● **THE DATA**:
** Start **
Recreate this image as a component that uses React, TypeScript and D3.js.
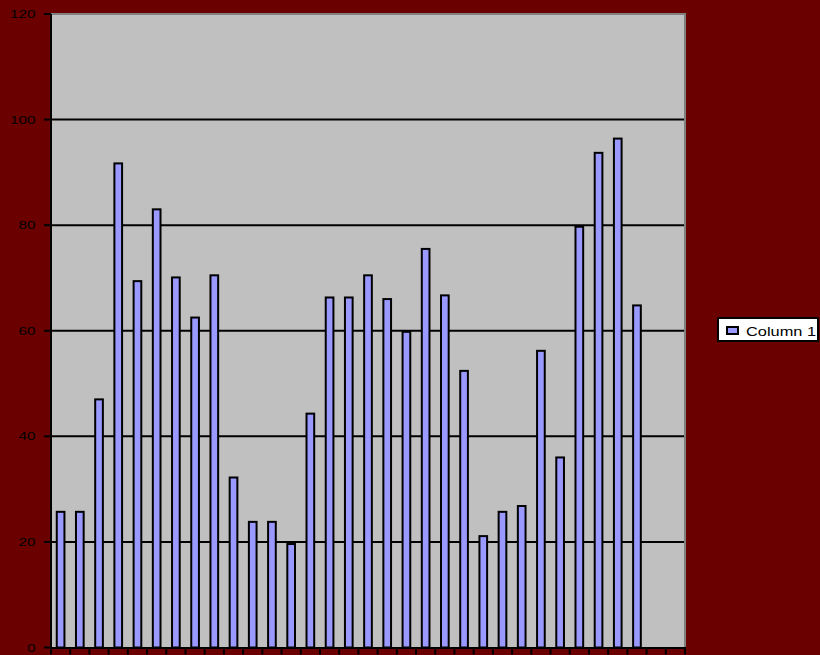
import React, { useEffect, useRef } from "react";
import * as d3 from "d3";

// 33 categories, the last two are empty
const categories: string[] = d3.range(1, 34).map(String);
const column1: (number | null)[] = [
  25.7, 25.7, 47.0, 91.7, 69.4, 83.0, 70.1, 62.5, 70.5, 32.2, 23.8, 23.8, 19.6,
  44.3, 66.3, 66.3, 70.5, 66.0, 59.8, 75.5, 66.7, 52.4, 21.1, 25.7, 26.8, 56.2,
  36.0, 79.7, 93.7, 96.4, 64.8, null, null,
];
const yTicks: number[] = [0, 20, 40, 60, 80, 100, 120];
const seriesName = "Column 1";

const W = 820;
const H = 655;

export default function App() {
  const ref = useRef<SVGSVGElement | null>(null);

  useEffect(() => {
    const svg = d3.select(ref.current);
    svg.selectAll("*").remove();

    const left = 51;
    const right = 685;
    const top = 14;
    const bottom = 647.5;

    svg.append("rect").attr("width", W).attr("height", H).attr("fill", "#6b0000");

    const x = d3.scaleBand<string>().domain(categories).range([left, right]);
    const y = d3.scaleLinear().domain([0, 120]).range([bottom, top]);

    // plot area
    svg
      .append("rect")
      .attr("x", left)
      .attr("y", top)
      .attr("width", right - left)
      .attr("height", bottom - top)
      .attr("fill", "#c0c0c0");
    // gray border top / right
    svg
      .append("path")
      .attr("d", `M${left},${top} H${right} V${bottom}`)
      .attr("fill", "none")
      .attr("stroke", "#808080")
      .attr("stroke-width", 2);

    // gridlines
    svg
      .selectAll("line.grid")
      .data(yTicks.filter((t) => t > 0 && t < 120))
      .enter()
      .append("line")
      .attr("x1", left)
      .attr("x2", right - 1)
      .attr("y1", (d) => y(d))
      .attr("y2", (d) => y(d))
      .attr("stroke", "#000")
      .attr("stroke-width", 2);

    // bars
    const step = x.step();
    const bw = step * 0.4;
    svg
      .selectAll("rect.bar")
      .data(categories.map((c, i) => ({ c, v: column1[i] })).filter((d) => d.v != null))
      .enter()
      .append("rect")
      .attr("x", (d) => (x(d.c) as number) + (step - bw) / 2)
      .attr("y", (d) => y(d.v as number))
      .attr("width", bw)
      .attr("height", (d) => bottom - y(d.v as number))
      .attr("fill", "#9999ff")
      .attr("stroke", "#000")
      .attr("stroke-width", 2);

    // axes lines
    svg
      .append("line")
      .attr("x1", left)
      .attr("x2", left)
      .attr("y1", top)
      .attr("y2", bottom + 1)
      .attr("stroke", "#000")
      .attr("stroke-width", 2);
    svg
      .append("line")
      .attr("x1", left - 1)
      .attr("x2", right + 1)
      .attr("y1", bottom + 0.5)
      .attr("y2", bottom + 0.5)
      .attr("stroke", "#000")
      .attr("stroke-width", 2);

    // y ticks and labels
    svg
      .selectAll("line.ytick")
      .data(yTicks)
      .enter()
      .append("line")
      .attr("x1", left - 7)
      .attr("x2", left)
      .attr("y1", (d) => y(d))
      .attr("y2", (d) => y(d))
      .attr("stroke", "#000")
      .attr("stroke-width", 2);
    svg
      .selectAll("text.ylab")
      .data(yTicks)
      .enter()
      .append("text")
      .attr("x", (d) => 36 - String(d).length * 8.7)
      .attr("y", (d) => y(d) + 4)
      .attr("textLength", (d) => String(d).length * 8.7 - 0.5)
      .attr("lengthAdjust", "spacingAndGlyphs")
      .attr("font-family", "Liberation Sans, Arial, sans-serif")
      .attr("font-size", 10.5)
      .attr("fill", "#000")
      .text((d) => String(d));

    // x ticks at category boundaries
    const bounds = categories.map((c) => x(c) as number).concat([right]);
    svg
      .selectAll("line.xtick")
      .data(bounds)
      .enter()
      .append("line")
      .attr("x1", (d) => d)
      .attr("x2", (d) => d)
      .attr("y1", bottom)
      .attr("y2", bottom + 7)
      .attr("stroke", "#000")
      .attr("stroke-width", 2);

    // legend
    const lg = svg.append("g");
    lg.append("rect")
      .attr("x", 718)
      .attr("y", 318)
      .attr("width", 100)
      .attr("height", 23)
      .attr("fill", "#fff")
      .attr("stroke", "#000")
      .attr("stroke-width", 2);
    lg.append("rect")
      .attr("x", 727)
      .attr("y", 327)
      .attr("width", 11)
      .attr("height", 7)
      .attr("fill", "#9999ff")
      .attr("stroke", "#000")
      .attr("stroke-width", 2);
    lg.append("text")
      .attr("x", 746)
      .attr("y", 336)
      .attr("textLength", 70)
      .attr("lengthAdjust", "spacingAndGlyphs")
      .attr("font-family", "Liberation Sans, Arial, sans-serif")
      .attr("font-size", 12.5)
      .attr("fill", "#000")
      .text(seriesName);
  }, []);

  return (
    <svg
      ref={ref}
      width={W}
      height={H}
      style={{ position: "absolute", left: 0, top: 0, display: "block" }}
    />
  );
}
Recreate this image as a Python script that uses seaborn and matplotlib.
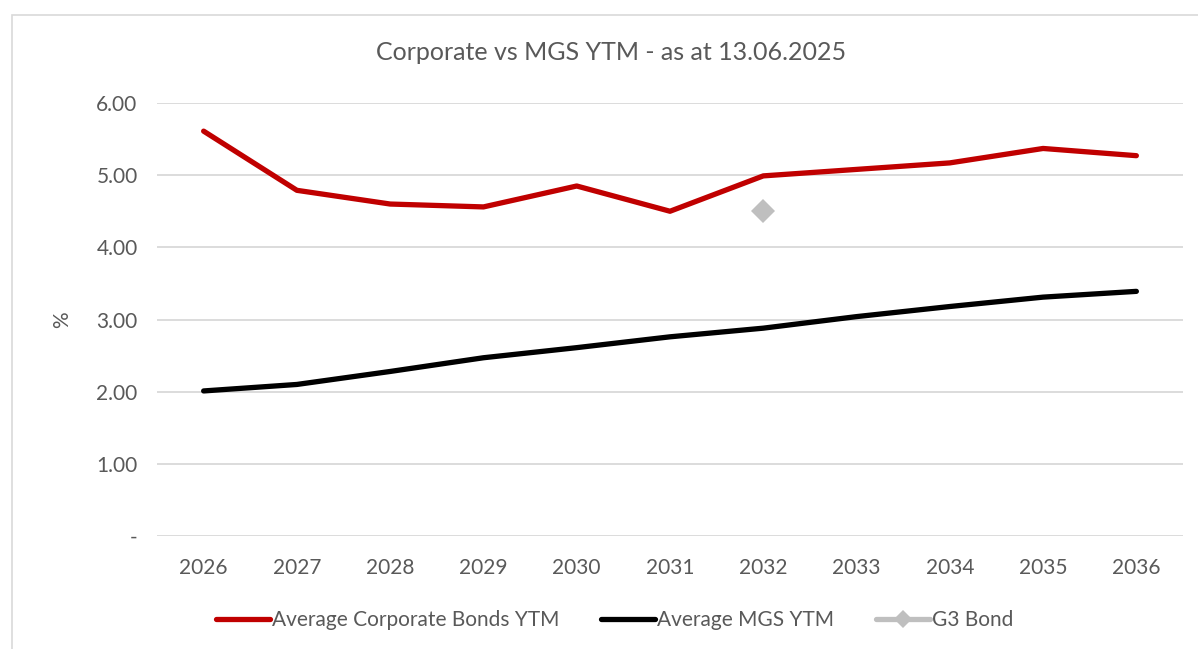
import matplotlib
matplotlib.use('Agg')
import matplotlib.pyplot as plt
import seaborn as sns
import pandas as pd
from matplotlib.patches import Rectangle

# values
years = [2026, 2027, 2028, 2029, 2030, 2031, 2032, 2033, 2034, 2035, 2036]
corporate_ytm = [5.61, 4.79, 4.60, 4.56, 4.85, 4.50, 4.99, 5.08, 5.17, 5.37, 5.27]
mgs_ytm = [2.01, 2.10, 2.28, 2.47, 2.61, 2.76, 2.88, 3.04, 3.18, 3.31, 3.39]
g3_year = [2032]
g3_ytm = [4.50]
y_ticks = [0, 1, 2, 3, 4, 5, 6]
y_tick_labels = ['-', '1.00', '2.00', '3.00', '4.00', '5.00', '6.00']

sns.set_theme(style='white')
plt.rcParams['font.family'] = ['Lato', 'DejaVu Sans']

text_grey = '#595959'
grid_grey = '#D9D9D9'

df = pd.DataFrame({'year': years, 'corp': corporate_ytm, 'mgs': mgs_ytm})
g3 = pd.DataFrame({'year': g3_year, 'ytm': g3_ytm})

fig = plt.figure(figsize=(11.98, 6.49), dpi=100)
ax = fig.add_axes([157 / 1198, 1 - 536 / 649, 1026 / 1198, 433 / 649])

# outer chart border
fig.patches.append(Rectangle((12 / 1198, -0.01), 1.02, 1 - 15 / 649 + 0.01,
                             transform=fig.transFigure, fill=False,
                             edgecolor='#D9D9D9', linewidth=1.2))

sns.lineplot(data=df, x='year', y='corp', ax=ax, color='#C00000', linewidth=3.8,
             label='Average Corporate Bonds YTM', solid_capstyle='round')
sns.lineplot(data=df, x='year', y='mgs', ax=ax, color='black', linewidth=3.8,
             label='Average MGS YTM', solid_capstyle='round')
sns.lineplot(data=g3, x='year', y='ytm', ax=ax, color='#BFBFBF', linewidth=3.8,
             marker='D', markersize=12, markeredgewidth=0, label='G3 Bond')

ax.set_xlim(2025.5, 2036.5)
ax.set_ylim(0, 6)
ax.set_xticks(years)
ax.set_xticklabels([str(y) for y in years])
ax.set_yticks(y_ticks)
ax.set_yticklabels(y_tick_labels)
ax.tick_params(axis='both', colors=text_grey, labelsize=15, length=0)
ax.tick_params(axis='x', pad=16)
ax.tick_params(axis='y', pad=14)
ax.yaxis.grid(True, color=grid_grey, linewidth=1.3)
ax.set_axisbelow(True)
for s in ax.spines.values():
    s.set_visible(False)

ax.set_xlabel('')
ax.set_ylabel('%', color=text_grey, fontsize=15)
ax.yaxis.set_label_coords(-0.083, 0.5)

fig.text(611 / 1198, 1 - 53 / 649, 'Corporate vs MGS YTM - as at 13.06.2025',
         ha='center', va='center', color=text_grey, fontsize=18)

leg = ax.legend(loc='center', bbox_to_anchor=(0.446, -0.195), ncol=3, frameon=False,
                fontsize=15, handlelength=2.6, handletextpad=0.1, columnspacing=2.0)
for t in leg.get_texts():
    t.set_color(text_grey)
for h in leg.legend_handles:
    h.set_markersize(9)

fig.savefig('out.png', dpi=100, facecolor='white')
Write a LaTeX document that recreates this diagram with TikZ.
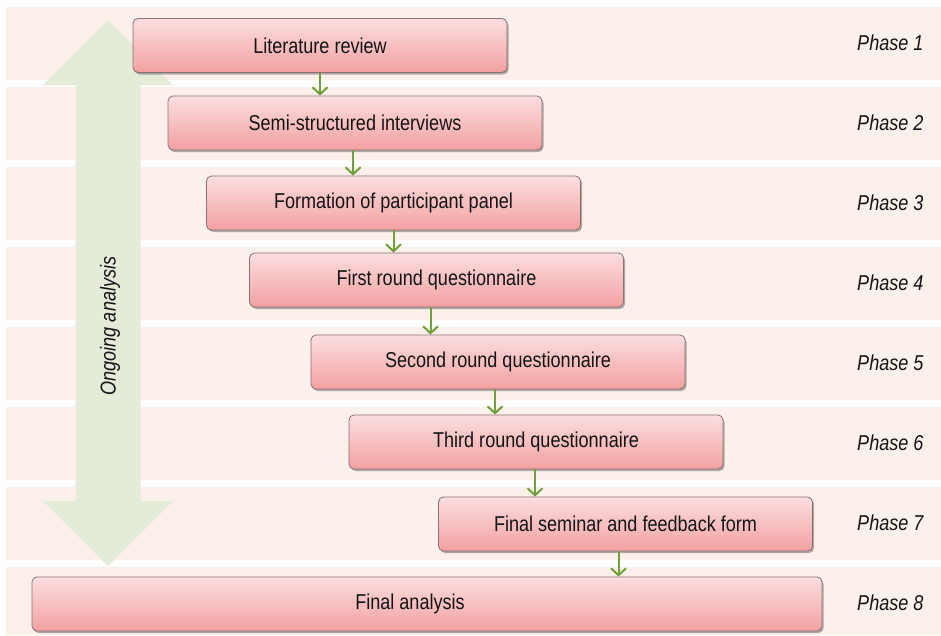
** End **
● **SET EXERCISE**:
Your job is to reproduce the lines from the one with "Recreate this image as a Python" through the one with "edgecolor='#D9D9D9', linewidth=1.2))", both kept, exactly as they are. Leave out the pictures.

● **FINISHED ANSWER**:
Recreate this image as a Python script that uses seaborn and matplotlib.
import matplotlib
matplotlib.use('Agg')
import matplotlib.pyplot as plt
import seaborn as sns
import pandas as pd
from matplotlib.patches import Rectangle

# values
years = [2026, 2027, 2028, 2029, 2030, 2031, 2032, 2033, 2034, 2035, 2036]
corporate_ytm = [5.61, 4.79, 4.60, 4.56, 4.85, 4.50, 4.99, 5.08, 5.17, 5.37, 5.27]
mgs_ytm = [2.01, 2.10, 2.28, 2.47, 2.61, 2.76, 2.88, 3.04, 3.18, 3.31, 3.39]
g3_year = [2032]
g3_ytm = [4.50]
y_ticks = [0, 1, 2, 3, 4, 5, 6]
y_tick_labels = ['-', '1.00', '2.00', '3.00', '4.00', '5.00', '6.00']

sns.set_theme(style='white')
plt.rcParams['font.family'] = ['Lato', 'DejaVu Sans']

text_grey = '#595959'
grid_grey = '#D9D9D9'

df = pd.DataFrame({'year': years, 'corp': corporate_ytm, 'mgs': mgs_ytm})
g3 = pd.DataFrame({'year': g3_year, 'ytm': g3_ytm})

fig = plt.figure(figsize=(11.98, 6.49), dpi=100)
ax = fig.add_axes([157 / 1198, 1 - 536 / 649, 1026 / 1198, 433 / 649])

# outer chart border
fig.patches.append(Rectangle((12 / 1198, -0.01), 1.02, 1 - 15 / 649 + 0.01,
                             transform=fig.transFigure, fill=False,
                             edgecolor='#D9D9D9', linewidth=1.2))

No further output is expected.